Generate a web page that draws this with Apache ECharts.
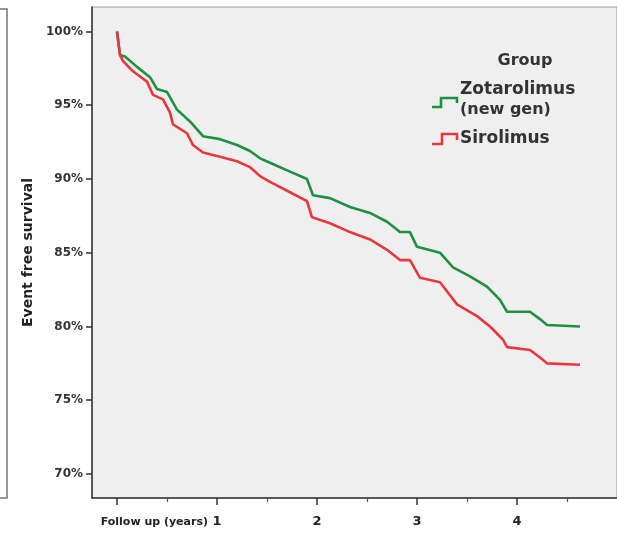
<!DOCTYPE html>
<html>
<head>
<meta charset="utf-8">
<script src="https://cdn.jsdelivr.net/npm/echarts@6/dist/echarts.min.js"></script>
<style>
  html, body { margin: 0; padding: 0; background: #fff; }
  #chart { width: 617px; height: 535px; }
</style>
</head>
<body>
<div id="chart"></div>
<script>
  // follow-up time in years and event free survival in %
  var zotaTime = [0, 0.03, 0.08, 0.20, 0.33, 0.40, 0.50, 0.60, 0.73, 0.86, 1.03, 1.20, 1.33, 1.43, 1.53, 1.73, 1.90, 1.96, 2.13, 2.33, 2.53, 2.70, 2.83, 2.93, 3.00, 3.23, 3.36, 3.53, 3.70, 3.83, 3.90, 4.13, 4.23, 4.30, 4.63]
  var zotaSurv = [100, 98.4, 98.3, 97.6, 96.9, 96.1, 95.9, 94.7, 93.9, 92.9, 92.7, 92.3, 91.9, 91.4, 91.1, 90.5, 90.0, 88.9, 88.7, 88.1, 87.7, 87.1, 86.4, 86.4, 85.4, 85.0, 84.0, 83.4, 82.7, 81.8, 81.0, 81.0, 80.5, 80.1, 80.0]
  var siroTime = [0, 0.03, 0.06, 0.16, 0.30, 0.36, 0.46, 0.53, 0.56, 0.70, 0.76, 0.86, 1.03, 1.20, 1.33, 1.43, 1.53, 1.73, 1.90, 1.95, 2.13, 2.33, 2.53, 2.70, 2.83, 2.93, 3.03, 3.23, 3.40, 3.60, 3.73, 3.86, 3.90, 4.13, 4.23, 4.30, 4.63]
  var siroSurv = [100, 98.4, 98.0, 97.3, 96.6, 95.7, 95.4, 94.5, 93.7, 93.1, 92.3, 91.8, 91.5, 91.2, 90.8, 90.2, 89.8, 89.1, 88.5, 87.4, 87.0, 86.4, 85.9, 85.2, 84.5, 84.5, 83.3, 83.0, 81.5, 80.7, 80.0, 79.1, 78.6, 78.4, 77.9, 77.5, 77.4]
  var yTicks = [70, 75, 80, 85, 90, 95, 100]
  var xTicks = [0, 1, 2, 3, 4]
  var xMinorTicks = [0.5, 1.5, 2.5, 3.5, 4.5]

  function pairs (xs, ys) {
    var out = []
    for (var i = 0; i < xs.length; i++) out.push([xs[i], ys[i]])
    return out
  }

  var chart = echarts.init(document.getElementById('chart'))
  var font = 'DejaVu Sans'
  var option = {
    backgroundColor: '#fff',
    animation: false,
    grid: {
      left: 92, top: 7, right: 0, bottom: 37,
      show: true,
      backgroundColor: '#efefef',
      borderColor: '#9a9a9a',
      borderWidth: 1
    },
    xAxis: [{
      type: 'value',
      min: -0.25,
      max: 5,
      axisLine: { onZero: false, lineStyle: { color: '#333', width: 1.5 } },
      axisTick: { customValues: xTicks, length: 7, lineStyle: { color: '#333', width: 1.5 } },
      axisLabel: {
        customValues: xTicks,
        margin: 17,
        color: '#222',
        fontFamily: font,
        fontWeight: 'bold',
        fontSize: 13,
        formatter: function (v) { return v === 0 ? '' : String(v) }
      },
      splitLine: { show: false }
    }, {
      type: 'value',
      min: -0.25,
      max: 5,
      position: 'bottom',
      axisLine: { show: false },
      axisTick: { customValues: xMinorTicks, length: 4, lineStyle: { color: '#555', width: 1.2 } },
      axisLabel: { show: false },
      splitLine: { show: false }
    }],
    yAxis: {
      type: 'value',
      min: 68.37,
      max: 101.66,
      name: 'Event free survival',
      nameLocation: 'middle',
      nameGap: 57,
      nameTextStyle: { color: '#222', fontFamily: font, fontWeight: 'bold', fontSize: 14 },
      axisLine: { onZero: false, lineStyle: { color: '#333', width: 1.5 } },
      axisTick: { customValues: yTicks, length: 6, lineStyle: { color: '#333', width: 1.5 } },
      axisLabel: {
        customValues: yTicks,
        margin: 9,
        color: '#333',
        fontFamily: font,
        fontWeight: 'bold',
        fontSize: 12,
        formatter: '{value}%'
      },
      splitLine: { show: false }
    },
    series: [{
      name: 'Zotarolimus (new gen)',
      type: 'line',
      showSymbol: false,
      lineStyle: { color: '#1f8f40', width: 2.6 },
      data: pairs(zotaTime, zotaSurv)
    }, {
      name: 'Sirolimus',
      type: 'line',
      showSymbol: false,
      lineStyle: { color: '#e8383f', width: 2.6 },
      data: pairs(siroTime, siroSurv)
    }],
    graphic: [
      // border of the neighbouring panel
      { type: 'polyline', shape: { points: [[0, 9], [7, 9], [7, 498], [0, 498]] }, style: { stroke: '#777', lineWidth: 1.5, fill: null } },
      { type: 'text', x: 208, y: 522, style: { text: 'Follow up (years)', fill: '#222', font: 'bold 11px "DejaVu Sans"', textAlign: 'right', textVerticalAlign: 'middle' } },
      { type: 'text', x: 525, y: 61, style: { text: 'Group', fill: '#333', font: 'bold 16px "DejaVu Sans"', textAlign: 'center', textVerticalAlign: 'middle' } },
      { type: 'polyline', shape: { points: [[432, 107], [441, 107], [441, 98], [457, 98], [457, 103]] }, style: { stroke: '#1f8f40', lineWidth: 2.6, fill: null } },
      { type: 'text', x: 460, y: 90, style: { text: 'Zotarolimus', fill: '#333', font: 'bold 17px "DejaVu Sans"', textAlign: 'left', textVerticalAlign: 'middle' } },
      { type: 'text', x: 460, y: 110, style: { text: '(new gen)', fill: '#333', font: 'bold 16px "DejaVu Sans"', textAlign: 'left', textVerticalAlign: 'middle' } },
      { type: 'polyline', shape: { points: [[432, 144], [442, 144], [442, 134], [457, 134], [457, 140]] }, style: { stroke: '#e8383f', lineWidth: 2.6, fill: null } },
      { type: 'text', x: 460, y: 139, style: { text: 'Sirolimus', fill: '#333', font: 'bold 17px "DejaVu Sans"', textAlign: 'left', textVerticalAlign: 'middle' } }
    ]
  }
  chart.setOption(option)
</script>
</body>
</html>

__________

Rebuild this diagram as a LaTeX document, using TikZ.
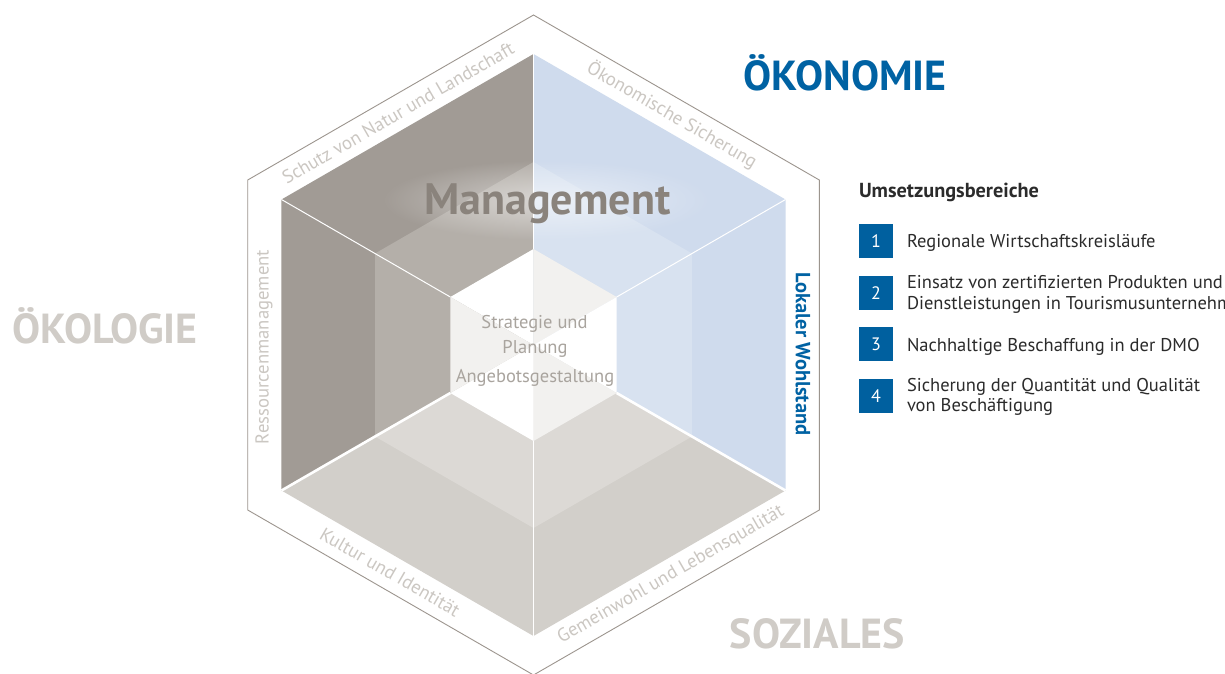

__________

=== Given request ===
Where a line in the entries holds the word "document", copy that line.

=== Answer to this exercise ===
  var chart = echarts.init(document.getElementById('chart'))
Rebuild this diagram as a LaTeX document, using TikZ.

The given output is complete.